* START *
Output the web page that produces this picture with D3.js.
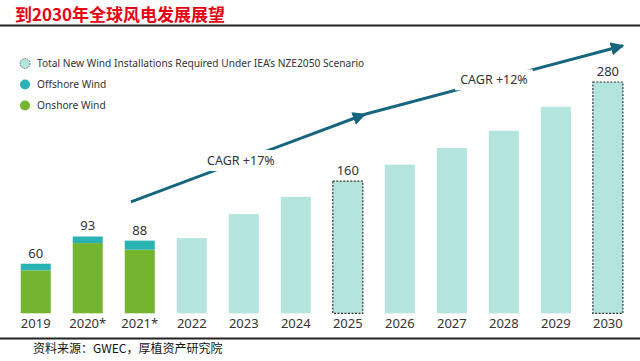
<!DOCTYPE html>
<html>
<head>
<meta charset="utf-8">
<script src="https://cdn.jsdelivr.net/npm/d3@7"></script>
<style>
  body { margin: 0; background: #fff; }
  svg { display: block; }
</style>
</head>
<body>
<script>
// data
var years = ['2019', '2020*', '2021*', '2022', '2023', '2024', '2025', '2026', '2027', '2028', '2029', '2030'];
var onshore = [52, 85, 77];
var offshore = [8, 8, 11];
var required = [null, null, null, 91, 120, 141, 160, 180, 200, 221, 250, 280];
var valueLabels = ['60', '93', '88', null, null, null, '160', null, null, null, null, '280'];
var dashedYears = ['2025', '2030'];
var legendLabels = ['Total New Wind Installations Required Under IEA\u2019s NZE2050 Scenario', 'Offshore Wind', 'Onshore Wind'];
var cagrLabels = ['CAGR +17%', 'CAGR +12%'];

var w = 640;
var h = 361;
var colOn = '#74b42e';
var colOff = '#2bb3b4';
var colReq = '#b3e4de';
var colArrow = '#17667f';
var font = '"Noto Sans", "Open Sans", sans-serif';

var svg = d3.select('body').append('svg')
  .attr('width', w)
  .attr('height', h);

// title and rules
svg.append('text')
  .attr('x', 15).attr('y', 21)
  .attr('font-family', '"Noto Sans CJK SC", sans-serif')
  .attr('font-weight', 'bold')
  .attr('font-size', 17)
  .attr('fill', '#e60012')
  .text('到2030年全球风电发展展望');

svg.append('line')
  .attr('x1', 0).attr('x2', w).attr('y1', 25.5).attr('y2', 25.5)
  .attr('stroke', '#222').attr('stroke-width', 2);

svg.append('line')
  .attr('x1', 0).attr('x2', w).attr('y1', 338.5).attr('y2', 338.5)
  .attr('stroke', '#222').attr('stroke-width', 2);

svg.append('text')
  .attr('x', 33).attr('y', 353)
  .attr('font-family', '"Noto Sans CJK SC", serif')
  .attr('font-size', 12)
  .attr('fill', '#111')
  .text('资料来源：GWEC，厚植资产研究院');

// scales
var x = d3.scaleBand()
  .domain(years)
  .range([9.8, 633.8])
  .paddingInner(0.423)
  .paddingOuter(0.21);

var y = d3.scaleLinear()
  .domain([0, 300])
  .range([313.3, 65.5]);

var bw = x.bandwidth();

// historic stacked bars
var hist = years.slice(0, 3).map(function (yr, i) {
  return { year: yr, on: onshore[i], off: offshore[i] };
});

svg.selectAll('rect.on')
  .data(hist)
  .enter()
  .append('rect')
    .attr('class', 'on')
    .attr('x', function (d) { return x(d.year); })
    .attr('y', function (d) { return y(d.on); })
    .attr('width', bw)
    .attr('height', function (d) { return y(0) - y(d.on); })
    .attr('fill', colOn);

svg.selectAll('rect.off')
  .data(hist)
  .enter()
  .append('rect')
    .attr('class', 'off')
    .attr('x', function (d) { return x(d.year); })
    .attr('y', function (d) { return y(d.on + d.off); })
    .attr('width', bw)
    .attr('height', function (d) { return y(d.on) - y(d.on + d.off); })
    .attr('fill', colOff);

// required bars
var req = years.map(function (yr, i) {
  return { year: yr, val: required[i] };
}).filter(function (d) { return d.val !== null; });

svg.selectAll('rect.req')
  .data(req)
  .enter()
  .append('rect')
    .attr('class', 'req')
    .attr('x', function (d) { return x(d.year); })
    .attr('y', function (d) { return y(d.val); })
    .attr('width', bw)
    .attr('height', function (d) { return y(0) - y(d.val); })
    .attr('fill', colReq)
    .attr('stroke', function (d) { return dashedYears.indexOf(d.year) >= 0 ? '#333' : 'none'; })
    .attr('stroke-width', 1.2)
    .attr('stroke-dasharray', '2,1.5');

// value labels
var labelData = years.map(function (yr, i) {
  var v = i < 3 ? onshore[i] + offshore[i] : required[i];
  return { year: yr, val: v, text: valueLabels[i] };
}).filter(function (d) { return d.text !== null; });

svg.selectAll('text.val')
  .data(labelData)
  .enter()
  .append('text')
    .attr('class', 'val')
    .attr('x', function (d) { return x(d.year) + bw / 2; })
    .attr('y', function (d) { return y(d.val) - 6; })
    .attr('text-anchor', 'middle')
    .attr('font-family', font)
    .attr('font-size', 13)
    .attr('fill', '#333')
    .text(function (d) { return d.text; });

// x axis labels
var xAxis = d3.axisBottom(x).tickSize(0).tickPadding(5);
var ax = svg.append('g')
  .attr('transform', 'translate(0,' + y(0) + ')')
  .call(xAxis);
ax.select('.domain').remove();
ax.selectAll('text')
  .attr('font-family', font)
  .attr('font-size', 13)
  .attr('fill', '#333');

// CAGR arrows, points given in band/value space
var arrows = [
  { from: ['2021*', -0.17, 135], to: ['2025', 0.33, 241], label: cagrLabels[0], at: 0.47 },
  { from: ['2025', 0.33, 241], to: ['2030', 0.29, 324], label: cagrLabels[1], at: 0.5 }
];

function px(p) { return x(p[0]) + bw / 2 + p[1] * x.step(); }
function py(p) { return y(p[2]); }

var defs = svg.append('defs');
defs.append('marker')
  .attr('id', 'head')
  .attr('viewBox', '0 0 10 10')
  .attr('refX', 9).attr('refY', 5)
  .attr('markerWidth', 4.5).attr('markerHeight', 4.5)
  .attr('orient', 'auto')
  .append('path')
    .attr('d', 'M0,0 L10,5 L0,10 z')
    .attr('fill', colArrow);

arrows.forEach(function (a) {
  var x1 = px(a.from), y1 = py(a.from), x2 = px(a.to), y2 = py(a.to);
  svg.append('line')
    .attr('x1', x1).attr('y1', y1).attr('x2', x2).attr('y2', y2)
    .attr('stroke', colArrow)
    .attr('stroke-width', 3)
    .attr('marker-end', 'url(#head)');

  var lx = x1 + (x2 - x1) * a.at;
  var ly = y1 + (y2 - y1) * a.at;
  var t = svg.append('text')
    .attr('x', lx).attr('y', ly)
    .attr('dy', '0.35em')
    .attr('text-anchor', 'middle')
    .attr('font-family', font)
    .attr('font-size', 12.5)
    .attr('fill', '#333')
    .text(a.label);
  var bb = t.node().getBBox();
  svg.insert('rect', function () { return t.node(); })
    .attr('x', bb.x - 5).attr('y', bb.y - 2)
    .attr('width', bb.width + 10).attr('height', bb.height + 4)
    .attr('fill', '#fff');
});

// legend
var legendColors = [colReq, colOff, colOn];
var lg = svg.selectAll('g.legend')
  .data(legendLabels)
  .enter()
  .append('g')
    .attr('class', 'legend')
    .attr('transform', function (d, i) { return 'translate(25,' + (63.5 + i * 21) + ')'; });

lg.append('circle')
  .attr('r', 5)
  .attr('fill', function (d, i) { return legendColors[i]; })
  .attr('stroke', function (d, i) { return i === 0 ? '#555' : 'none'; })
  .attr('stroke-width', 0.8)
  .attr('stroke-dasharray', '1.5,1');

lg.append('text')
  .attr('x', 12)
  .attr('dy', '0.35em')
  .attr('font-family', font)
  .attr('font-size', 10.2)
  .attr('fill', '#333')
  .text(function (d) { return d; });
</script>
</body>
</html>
* END *
Set exercise: Which lines of the data above contain "picture"? Copy each one.

Output:
Output the web page that produces this picture with D3.js.

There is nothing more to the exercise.